A pair of 150 ohm resistors wired as shown on the calculator page will give you 1.5VDC. Just make sure that the wart really is 3 volts - verify both the input and output voltages with a DMM before connecting your player.

Edit - I should clarify the resistor values. Any 10X multiple of 15 ohms will result in 1.5VDC (150, 1.5K, 15K etc).

Originally Posted by Otaku

Just make sure that the wart really is 3 volts - verify both the input and output voltages with a DMM before connecting your player.

Qft. I've seen 3 vdc rated wall warts range all the way to 4-4.6 vdc. Also, they are nearly always an unfiltered design which can play hell when combined w/ an audio device. On the upside, it is very little trouble to add a filter to them.

Otaku & rnmully,

The voltage divider idea may be problematic in this case. While it's true that using a voltage divider can be used to create a reduced voltage, the calculators [Vout = Vin * (R2/(R1+R2))] will only give you correct results if there's no load on the output voltage.
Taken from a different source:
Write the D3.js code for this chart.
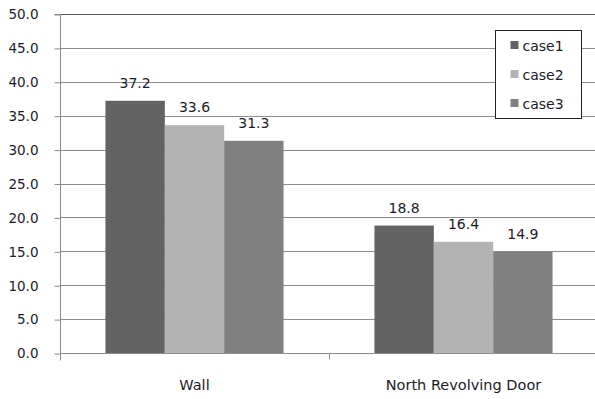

Any load presented here (i.e.: mp3 player) will lower the resulting voltage from what the equation will say.

You could 'tune' the resistance, with the mp3 player connected, and that would get you the right voltage, by experimentation. But then it would be important to make sure the load didn't change, meaning that the headphone outputs would probably need to be hooked to another amp, instead of headphones or speakers. Otherwise, as soon as a it played a loud sound, the load would increase, and as a result, the input Voltage to the mp3 player would drop - possibly resetting it.

In general, electronics don't like pulling their supply through resistance. That's why supplies usually have big capacitors in them, and every chip has a capacitor right next to its power pin.

Here's a regulator you can get from Mouser, that will put out 1.5V To use this, connect your supply to a 100uF cap, and pins 5 & 4 of the regulator. Connect ground from your supply to pins 1 & 2 of the regulator. Finally, connect pin 3 of the regulator to a 100uF cap, and to your mp3 player.

- Hook

Hey, cool, Hook! That's a very useful device and I'll be ordering some for a couple of projects I have in mind. That's true that changes in the player voltage demand would cause a sag and a possible device reset. Could this be fixed by using a 100uF bypass cap across the divider output?
PS - not trying to hijack the thread. Might be better to answer via PM.